Kürtlerin yaşadığı illerin Türkiye’nin diğer bölgeleriyle kıyaslama yapıldığında bölgenin tamamının hayatın hemen her alanında geride olduğunu iddia eden Azizoğlu, şöyle devam etti:

“Benzer şekilde dünyadaki genel istatistiklere-endekslere bakıldığında Türkiye’nin de dünya standartlarının gerisinde bir yerlerde durduğu görülüyor. Aslında bu çözümsüzlük Türkiye’nin birçok probleminin görünür olmasını, konuşulmasını engelliyor, birçok temel problemin ötelenmesine sebep oluyor. Kürt meselesinin varlığı; hukuk, demokrasi, ekonomi, toplumsal hayat, uluslararası ilişkiler vb birçok konuda sağlıklı bir tartışma ortamı yaratılmasının önünde engel olarak duruyor. Yani aslında meselenin çözümü sadece Kürtlerin sorunlarının çözülmesi anlamına gelmiyor, Türkiye’nin birikmiş problemlerinin çözümü için de yeni bir başlangıç potansiyeli taşıyor.”

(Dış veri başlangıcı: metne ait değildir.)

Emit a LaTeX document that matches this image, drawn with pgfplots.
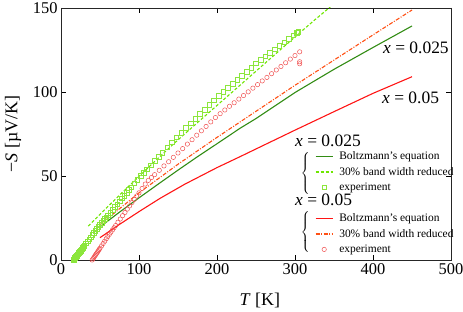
\documentclass[border=0pt]{standalone}
\usepackage{fontspec}
\setmainfont{Liberation Serif}
\usepackage{pgfplots}
\pgfplotsset{compat=1.18}
\definecolor{cDkGreen}{RGB}{50,140,20}
\definecolor{cLime}{RGB}{110,230,0}
\definecolor{cSq}{RGB}{140,230,60}
\definecolor{cRed}{RGB}{255,20,20}
\definecolor{cOrange}{RGB}{255,80,20}
\definecolor{cCirc}{RGB}{240,80,80}
\newcommand{\lstrut}{\rule[-2.5bp]{0pt}{10.5bp}}
\pgfplotsset{
  lineimg/.style={legend image code/.code={\draw[##1] (0bp,0bp) -- (17bp,0bp);}},
  limeimg/.style={legend image code/.code={\draw[color=cLime, line width=1.2pt]
     (0bp,0bp) -- (3bp,0bp) (5bp,0bp) -- (8bp,0bp) (10bp,0bp) -- (13bp,0bp) (15bp,0bp) -- (17bp,0bp);}},
  orangeimg/.style={legend image code/.code={\draw[color=cOrange, line width=1.2pt]
     (0bp,0bp) -- (4bp,0bp) (5.5bp,0bp) -- (6.5bp,0bp) (8bp,0bp) -- (12bp,0bp) (13.5bp,0bp) -- (14.5bp,0bp) (16bp,0bp) -- (17bp,0bp);}},
}
\begin{document}
\begin{tikzpicture}
\begin{axis}[name=ax,
  scale only axis, width=390bp, height=252bp,
  xmin=0, xmax=500, ymin=0, ymax=150,
  xtick={0,100,200,300,400,500}, ytick={0,50,100,150},
  tick align=inside, major tick length=5bp,
  tick style={black, line width=0.6pt},
  axis line style={line width=0.8pt, black!85},
  /pgf/number format/assume math mode=true,
  every tick label/.append style={font=\fontsize{16.5}{18}\selectfont},
  xlabel={\textit{T} [K]}, ylabel={−\textit{S} [µV/K]},
  label style={font=\fontsize{18}{20}\selectfont},
  xlabel style={at={(axis description cs:0.51,-0.159)}, anchor=center},
  ylabel style={at={(axis description cs:-0.123,0.5)}, anchor=center},
  legend style={at={(axis description cs:0.651,0.4306)}, anchor=north west,
    draw=none, fill=none, inner sep=0pt, row sep=6bp, column sep=6bp,
    font=\fontsize{11.5}{13}\selectfont,
    nodes={inner sep=0pt}},
  legend cell align=left,
]
% x = 0.025 Boltzmann
\addplot[color=cDkGreen, line width=1.1pt, forget plot] coordinates {
(50,19.8)(60,23.2)(75,28.5)(100,37)(125,45.3)(150,53.5)(175,61.5)(200,69.2)(229.5,78.4)(250,84.2)(300,99.7)(350,113.5)(400,126.5)(450,139.3)};
% x = 0.025 30% reduced
\addplot[color=cLime, line width=1.1pt, dash pattern=on 3bp off 2bp, forget plot] coordinates {
(35,20.2)(50,27.2)(75,38.6)(100,49.8)(125,60.8)(150,71.5)(175,81.8)(200,92)(225,102.2)(250,112.4)(275,122.6)(300,132.8)(325,142.8)(350,152.5)};
% x = 0.05 Boltzmann
\addplot[color=cRed, line width=1.1pt, forget plot] coordinates {
(50,13.3)(75,21.2)(100,28.8)(127,36.7)(159,45.2)(200,55)(229.5,61.5)(250,66.1)(300,77.3)(350,88.3)(400,99.2)(450,109.1)};
% x = 0.05 30% reduced
\addplot[color=cOrange, line width=1.1pt, dash pattern=on 4bp off 1.5bp on 1bp off 1.5bp, forget plot] coordinates {
(50,21)(75,30.5)(100,40)(125,48.5)(150,57)(175,65)(200,73)(250,88.5)(300,104)(350,119)(400,134)(450,148.8)};
% x = 0.025 experiment
\addplot[only marks, mark=square, mark size=2.3bp, mark options={color=cSq, line width=0.5pt}, forget plot] coordinates {
(16,0)(17,0.6)(18,1.2)(19,1.9)(20,2.5)(21,3.1)(22,3.7)(23,4.3)(24,5.0)(25,5.6)(26,6.2)(27,6.8)(28,7.4)(29,8.1)(30,8.7)(32,9.9)(34,11.2)(36,12.4)(38,13.6)(40,14.9)(42,16.1)(44,17.4)(46,18.6)(48,19.8)(50,21.1)
(52,22.1)(54,23.2)(56,24.4)(58,25.5)(60,26.6)(63,28.3)(66,30.0)(69,31.6)(72,33.3)(75,35.0)(78,36.7)(81,38.4)(84,40.0)(87,41.7)(90,43.4)(94,45.6)(98,47.9)
(102,50.0)(106,52.0)(110,54.0)(115,56.5)(120,59.0)(125,61.5)(130,64.0)(136,67.0)(142,70.0)(148,73.0)
(154,75.8)(160,78.6)(166,81.4)(172,84.1)(178,86.9)(184,89.6)(190,92.4)(196,95.2)
(202,97.8)(208,100.2)(214,102.6)(220,105.0)(226,107.4)(232,109.8)(238,112.2)(244,114.6)(250,117.0)
(256,119.1)(262,121.2)(268,123.3)(274,125.4)(280,127.5)(286,129.6)(292,131.7)(298,133.8)(302,135.2)(303,135.5)(304,135.8)};
% x = 0.05 experiment
\addplot[only marks, mark=o, mark size=2.2bp, mark options={color=cCirc, line width=0.5pt}, forget plot] coordinates {
(40,0)(41,0.7)(42,1.4)(43,2.1)(44,2.8)(45,3.5)(46,4.2)(47,4.9)(48,5.6)(49,6.3)(50,7.0)(52,8.4)(54,9.8)(56,11.2)(58,12.6)(60,14.0)
(62,15.3)(64,16.6)(66,17.9)(68,19.2)(70,20.5)(73,22.5)(76,24.4)(79,26.4)(82,28.3)(85,30.3)(88,32.2)
(91,34.2)(94,36.1)(97,38.1)(100,40.0)(104,42.6)(108,45.2)
(112,47.4)(116,49.1)(120,50.8)(126,53.4)(132,56.0)(138,58.5)(144,61.1)(150,63.7)
(156,66.3)(162,69.0)(168,71.6)(174,74.3)(180,76.9)(186,79.5)(192,82.2)(198,84.8)
(204,87.1)(210,89.3)(216,91.5)(222,93.6)(228,95.8)(234,97.9)(240,100.1)(246,102.3)
(252,104.4)(258,106.6)(264,108.7)(270,110.9)(276,113.1)(282,115.2)(288,117.4)(294,119.6)(300,121.7)(306,123.9)(306,118)(306,116.8)};
% legend
\addlegendimage{lineimg, color=cDkGreen, line width=1.1pt}
\addlegendentry{\lstrut Boltzmann's equation}
\addlegendimage{limeimg}
\addlegendentry{\lstrut 30\% band width reduced}
\addlegendimage{only marks, mark=square, mark size=2.3bp, mark options={color=cSq, line width=0.5pt}}
\addlegendentry{\lstrut experiment}
\addlegendimage{empty legend}
\addlegendentry{\lstrut}
\addlegendimage{lineimg, color=cRed, line width=1.1pt}
\addlegendentry{\lstrut Boltzmann's equation}
\addlegendimage{orangeimg}
\addlegendentry{\lstrut 30\% band width reduced}
\addlegendimage{only marks, mark=o, mark size=2.2bp, mark options={color=cCirc, line width=0.5pt}}
\addlegendentry{\lstrut experiment}
% headers, braces and labels
\node[anchor=west, inner sep=0pt, font=\fontsize{17.5}{19}\selectfont] at (axis cs:300,70.8) {\textit{x} = 0.025};
\node[anchor=west, inner sep=0pt, font=\fontsize{17.5}{19}\selectfont] at (axis cs:300,35.7) {\textit{x} = 0.05};
\node[inner sep=0pt] at (axis cs:314,51.5) {$\left\{\vrule height 19bp depth 19bp width 0pt\right.$};
\node[inner sep=0pt] at (axis cs:314,16.5) {$\left\{\vrule height 19bp depth 19bp width 0pt\right.$};
\node[anchor=west, inner sep=0pt, font=\fontsize{17.5}{19}\selectfont] at (axis cs:412.8,126.2) {\textit{x} = 0.025};
\node[anchor=west, inner sep=0pt, font=\fontsize{17.5}{19}\selectfont] at (axis cs:411.5,96.4) {\textit{x} = 0.05};
\end{axis}
\pgfresetboundingbox
\path ([xshift=-61bp,yshift=-51bp]ax.south west) rectangle ([xshift=12bp,yshift=8bp]ax.north east);
\end{tikzpicture}
\end{document}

“KÜRT SİYASETİNİN BAĞLARI KESİLDİ”

Toplumun iknası ve adalet duygusunun tesisiyle ilgili aktarımlarda bulunan Azizoğlu, “Çözüm için ikna edilmesi gereken kesim Türkler, adalet duygusun sağlanmasıyla ilgili muhatap da Kürtler. Türkiye toplumunun iknası komisyonun önünde önemli bir görev olarak duruyor. Çünkü Devlet kendisi açısından bir güvenlik sıkıntısı gördüğü için sorunun çözümüyle ilgili bu süreci başlatsa da toplum geçmişten bugüne Kürt sorunuyla ilgili olarak çözümden çok uzak bir noktaya getirildi. Bu nedenle bu zihniyet değişimi hukuksal değişimlerden çok daha zor olacak. Toplumun Kürt meselesiyle ilgili zihniyet değişimi için uzun bir zamana ihtiyaç var. Bugünden her şey doğru yapılsa, doğru yöntemler doğru içeriklerle bile toplumun ikna edilmesi uzun zaman alacak. Hatta belki hiç ikna olmayacak kesimler olacak. Bu sorunun çözümsüzlüğünün bugün ve gelecekte yaratacağı maliyetlerin topluma anlatılması gerekiyor, çözümsüzlük üzerinde ısrar etmenin uzun vadede oluşturacağı risklerin toplum tarafından anlaşılması gerekiyor. Maalesef Kürt siyasetinin ve Kürtlerin toplumun iknasıyla ilgili şu aşamada yapabilecekleri sınırlı çünkü geçmişten bugüne ve özellikle son on yılda yaşananların ardından Kürt siyasetinin neredeyse Türkiye toplumuyla bağı kesildi” ifadelerini kullandı.

“TALEPLER GÖZ ARDI EDİLEMEZ”

Azizoğlu, son olarak taleplerin göz ardı edilemeyeceğini vurgulayarak, şöyle dedi:

“Sonuç olarak; Kürt meselesinde, 100 yıllık süreçte yapılan hataları, yaşananları doğru bir şekilde değerlendirmeden, diğer gerekçeleri ve talepleri göz ardı ederek, sadece tek bir gerekçe üzerinden bir çözüm aramak eksik bir yaklaşım olur ve çözüme ulaşmayı zorlaştırır. Çünkü bu sorunun çözüldüğü gün herkesin kendi gerekçesini bu çözümün içinde bulması gerekiyor.”